Leading Iranian human rights lawyer detained in Tehran, daughter says

BEIRUT (AP) — Leading Iranian human rights lawyer Nasrin Sotoudeh was detained by Iranian intelligence agents at her house in Tehran overnight, her daughter said Thursday.

Prize-winning Nasrin Sotoudeh, 64, is renowned for defending activists, opposition politicians and women prosecuted for removing their headscarves. She has been imprisoned multiple times and is currently out on bail for health reasons.

Her husband, Reza Khandan, also a well-known activist, is currently imprisoned in Tehran’s infamous Evin prison.

Mehraveh Khandan, speaking to The Associated Press from Amsterdam, said she received messages from her family in Iran through an intermediary, confirming her mother’s arrest. Restrictions on communications and the internet imposed since January make contact with the outside world almost impossible.

News of Sotoudeh’s detention comes as Iranian authorities have intensified their crackdown on dissent and political activists even as the war with the U.S and Israel rages. Since the war began in Feb. 28, authorities have reportedly arrested hundreds, often for communicating with foreign media. Authorities have also stepped up executions of detained protesters, who were facing the death sentence.

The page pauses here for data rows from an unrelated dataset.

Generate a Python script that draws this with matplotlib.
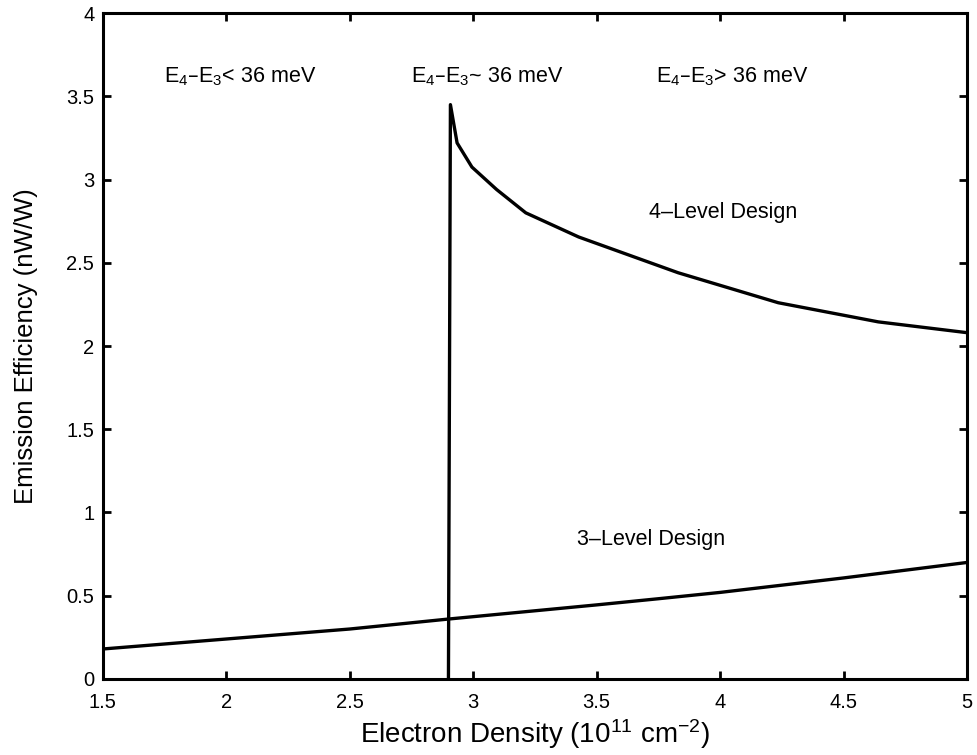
import matplotlib.pyplot as plt

plt.rcParams['font.family'] = ['Liberation Sans', 'DejaVu Sans']
plt.rcParams['mathtext.default'] = 'regular'

# 4-level design curve (vertical rise at ~2.9)
x_four = [2.90, 2.908, 2.935, 2.995, 3.095, 3.213, 3.427, 3.83, 4.235, 4.64, 5.0]
y_four = [0.0, 3.45, 3.22, 3.075, 2.94, 2.80, 2.655, 2.44, 2.26, 2.145, 2.08]

# 3-level design curve
x_three = [1.5, 2.0, 2.5, 2.9, 3.5, 3.75, 4.0, 4.5, 5.0]
y_three = [0.18, 0.24, 0.30, 0.36, 0.445, 0.482, 0.52, 0.607, 0.70]

xticks = [1.5, 2, 2.5, 3, 3.5, 4, 4.5, 5]
xtick_labels = ['1.5', '2', '2.5', '3', '3.5', '4', '4.5', '5']
yticks = [0, 0.5, 1, 1.5, 2, 2.5, 3, 3.5, 4]
ytick_labels = ['0', '0.5', '1', '1.5', '2', '2.5', '3', '3.5', '4']

fig = plt.figure(figsize=(9.77, 7.55), dpi=100)
ax = fig.add_axes([0.105, 0.1007, 0.885, 0.882])

ax.plot(x_four, y_four, color='black', lw=2.4)
ax.plot(x_three, y_three, color='black', lw=2.4)

ax.set_xlim(1.5, 5)
ax.set_ylim(0, 4)
ax.set_xticks(xticks)
ax.set_xticklabels(xtick_labels)
ax.set_yticks(yticks)
ax.set_yticklabels(ytick_labels)
ax.tick_params(direction='in', top=True, right=True, length=6, width=2,
               labelsize=14.5)
ax.tick_params(axis='x', pad=10)
ax.tick_params(axis='y', pad=6)
for s in ax.spines.values():
    s.set_linewidth(2.2)

ax.set_xlabel(r'Electron Density (10$^{11}$ cm$^{-2}$)', fontsize=20, labelpad=4)
ax.set_ylabel('Emission Efficiency (nW/W)', fontsize=18.5, labelpad=20)

ax.text(1.75, 3.62, 'E$_4$\u2013E$_3$< 36 meV', fontsize=15.5, va='center')
ax.text(2.75, 3.62, 'E$_4$\u2013E$_3$~ 36 meV', fontsize=15.5, va='center')
ax.text(3.74, 3.62, 'E$_4$\u2013E$_3$> 36 meV', fontsize=15.5, va='center')
ax.text(3.71, 2.80, '4\u2013Level Design', fontsize=15.5, va='center')
ax.text(3.42, 0.835, '3\u2013Level Design', fontsize=15.5, va='center')

fig.savefig('out.png', dpi=100)
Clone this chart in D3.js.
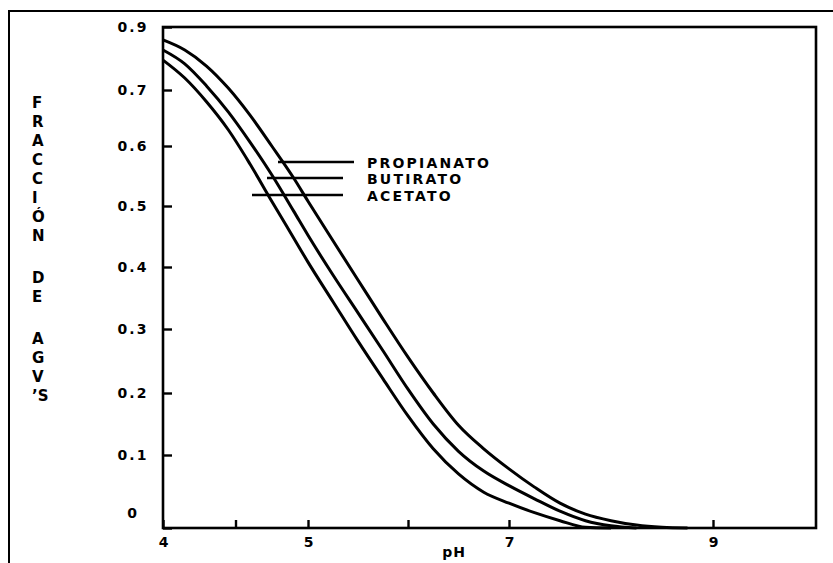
<!DOCTYPE html>
<html>
<head>
<meta charset="utf-8">
<script src="https://cdn.jsdelivr.net/npm/d3@7"></script>
<style>
  body { margin: 0; background: #fff; }
  svg { display: block; font-family: 'DejaVu Sans', sans-serif; font-weight: bold; }
</style>
</head>
<body>
<script>
'use strict';

const phValues = [4, 4.15, 4.3, 4.45, 4.6, 4.75, 4.9, 5, 5.25, 5.5, 5.75, 6,
  6.25, 6.5, 6.75, 7, 7.25, 7.5, 7.75, 8, 8.25, 8.5, 8.75];

const propianato = [0.859, 0.827, 0.776, 0.706, 0.655, 0.600, 0.547, 0.508, 0.443, 0.379, 0.316, 0.256,
  0.200, 0.148, 0.110, 0.081, 0.056, 0.034, 0.019, 0.010, 0.004, 0.001, 0];
const butirato = [0.827, 0.783, 0.713, 0.661, 0.607, 0.552, 0.492, 0.452, 0.387, 0.326, 0.266, 0.206,
  0.150, 0.106, 0.078, 0.058, 0.040, 0.023, 0.010, 0.003, 0];
const acetato = [0.795, 0.738, 0.679, 0.629, 0.570, 0.508, 0.448, 0.408, 0.344, 0.281, 0.222, 0.163,
  0.110, 0.074, 0.049, 0.034, 0.021, 0.010, 0.001, 0];

const seriesNames = ['PROPIANATO', 'BUTIRATO', 'ACETATO'];
const xTickValues = [4, 4.5, 5, 6, 7, 9];
const xTickLabels = [4, 5, 7, 9];
const xTitle = 'pH';
const yTickValues = [0, 0.1, 0.2, 0.3, 0.4, 0.5, 0.6, 0.7, 0.9];
const yTitleWords = [['F', 'R', 'A', 'C', 'C', 'I', 'Ó', 'N'], ['D', 'E'], ['A', 'G', 'V', '\u2019S']];

const width = 833,
  height = 563;

const plot = {left: 163, top: 27, right: 816, bottom: 528};

const svg = d3.select('body')
  .append('svg')
  .attr('width', width)
  .attr('height', height);

// the scanned axes are not evenly spaced, so both scales are piecewise
const x = d3.scaleLinear()
  .domain([4, 5, 6, 7, 9, 10])
  .range([plot.left, 308, 408, 509, 713, plot.right]);

const y = d3.scaleLinear()
  .domain([0, 0.1, 0.2, 0.3, 0.4, 0.5, 0.6, 0.7, 0.9])
  .range([plot.bottom, 455, 393, 329, 267, 206, 146, 90, plot.top]);

// outer frame (runs off the page at right and bottom)
svg.append('path')
  .attr('d', `M9,${height + 5}V11H${width + 5}`)
  .attr('fill', 'none')
  .attr('stroke', '#000')
  .attr('stroke-width', 2);

// plot frame
svg.append('rect')
  .attr('x', plot.left)
  .attr('y', plot.top)
  .attr('width', plot.right - plot.left)
  .attr('height', plot.bottom - plot.top)
  .attr('fill', 'none')
  .attr('stroke', '#000')
  .attr('stroke-width', 2.6);

// x axis: ticks point up into the plot
const xAxis = d3.axisBottom(x)
  .tickValues(xTickValues)
  .tickSizeInner(-8)
  .tickSizeOuter(0)
  .tickFormat(d => xTickLabels.includes(d) ? d : '');

const gx = svg.append('g')
  .attr('transform', `translate(0,${plot.bottom})`)
  .call(xAxis);
gx.select('.domain').remove();
gx.selectAll('.tick line').attr('stroke', '#000').attr('stroke-width', 2.4);
gx.selectAll('.tick text')
  .attr('y', 19)
  .attr('dy', 0)
  .attr('fill', '#000')
  .style('font-size', '14px')
  .style('font-family', "'DejaVu Sans', sans-serif")
  .style('font-weight', 'bold');

svg.append('text')
  .attr('x', 454)
  .attr('y', 557)
  .attr('text-anchor', 'middle')
  .style('font-size', '14px')
  .style('letter-spacing', '1px')
  .text(xTitle);

// y axis: ticks point right into the plot
const yAxis = d3.axisLeft(y)
  .tickValues(yTickValues)
  .tickSizeInner(-9)
  .tickSizeOuter(0)
  .tickFormat(d => d === 0 ? '0' : d3.format('.1f')(d));

const gy = svg.append('g')
  .attr('transform', `translate(${plot.left},0)`)
  .call(yAxis);
gy.select('.domain').remove();
gy.selectAll('.tick line').attr('stroke', '#000').attr('stroke-width', 2.4);
gy.selectAll('.tick text')
  .attr('x', -30)
  .attr('y', d => d === 0 ? -15 : 0)
  .attr('text-anchor', 'middle')
  .attr('fill', '#000')
  .style('font-size', '14px')
  .style('letter-spacing', '2px')
  .style('font-family', "'DejaVu Sans', sans-serif")
  .style('font-weight', 'bold');

// vertical y title, one letter per line
const titleStep = 19,
  wordGap = 42;
let ty = 108;
yTitleWords.forEach((word, wi) => {
  if (wi > 0) ty += wordGap - titleStep;
  word.forEach(ch => {
    svg.append('text')
      .attr('x', 32)
      .attr('y', ty)
      .style('font-size', '15px')
      .text(ch);
    ty += titleStep;
  });
});

// curves
const series = [propianato, butirato, acetato];

const line = d3.line()
  .x(d => x(d.ph))
  .y(d => y(d.v))
  .curve(d3.curveMonotoneX);

svg.append('g')
  .selectAll('path')
  .data(series)
  .enter()
  .append('path')
  .attr('d', vals => line(vals.map((v, i) => ({ph: phValues[i], v}))))
  .attr('fill', 'none')
  .attr('stroke', '#000')
  .attr('stroke-width', 3)
  .attr('stroke-linejoin', 'round');

// legend, drawn across the curves like in the original
const legendLines = [[278, 354, 162], [267, 343, 178], [252, 343, 195]];
const legend = svg.append('g');

legend.selectAll('line')
  .data(seriesNames)
  .enter()
  .append('line')
  .attr('x1', (d, i) => legendLines[i][0])
  .attr('x2', (d, i) => legendLines[i][1])
  .attr('y1', (d, i) => legendLines[i][2])
  .attr('y2', (d, i) => legendLines[i][2])
  .attr('stroke', '#000')
  .attr('stroke-width', 2.4);

legend.selectAll('text')
  .data(seriesNames)
  .enter()
  .append('text')
  .attr('x', 367)
  .attr('y', (d, i) => legendLines[i][2] + 6)
  .style('font-size', '14px')
  .style('letter-spacing', '2.2px')
  .text(d => d);
</script>
</body>
</html>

Rights groups have said the crackdown is meant to instill fear and deter new protests.

Days before her arrest, Sotoudeh gave an interview published on Monday to a Persian media outlet abroad in which she commented on the war, saying the Islamic Republic’s policies “have exposed us to death.” She also spoke out against the government crackdown on protests in January— the largest against the Islamic Republic in decades— which were met with a brutal crackdown.

Khandan said she is worried about her mother, who has a heart condition, because of possible U.S.-Israeli attacks on detention facilities and because “our regime became even more brutal after this war started.”

Sotoudeh’s arrest also comes after news that Iran’s imprisoned Nobel Peace Prize laureate Narges Mohammadi may have suffered a heart attack.

Mohammadi’s French lawyer Chirinne Ardakani told AP Thursday that her legal team learned of Mohammadi’s condition during a brief prison visit last week.

“She appeared extremely emaciated, pale, weak, and had difficulty moving. In fact, she was even accompanied to the waiting room by a nurse. We learned from Narges Mohammadi that she had a heart attack on March 24th, that she was found unconscious in her cell, and that it was actually her fellow inmates who took her to the infirmary,” Ardakani said.

Besides the concern over her health, there was also airstrikes not to far from the prison in Zanjan Prison in northwestern Iranwhere she is held, raising concern for her safety, the lawyer said.

Mohammadi, 53, a rights lawyer who won the Nobel Peace Prize in 2023 while in prison, was arrested in December during a visit to the eastern Iranian city of Mashhad and sentenced to seven more years in prison. Mohammadi’s health has been worsening.

In a brief call Thursday, Sotoudeh told her family she was detained by the Intelligence Ministry, the same agency that arrested her before, said Khandan.

Sotoudeh told her family to follow up on her arrest with prosecutors. There was no immediate word on the reason for her arrest. All communication devices in the house, including her father’s, were also confiscated, Khandan said.

Sotoudeh received the prestigious Sakharov Prize for Freedom of Thought by the European Union in 2012. Her previous clients include Nobel laureate Shirin Ebadi and several activists arrested during the government repeated crackdown on protests.

Khandan said she is concerned that the news of the crackdown on dissent would be drowned out as the war rages.

“It is hard for our voice to be heard in this time,” Khandan said. “The regime had (some) limits before. They don’t have (them) anymore.”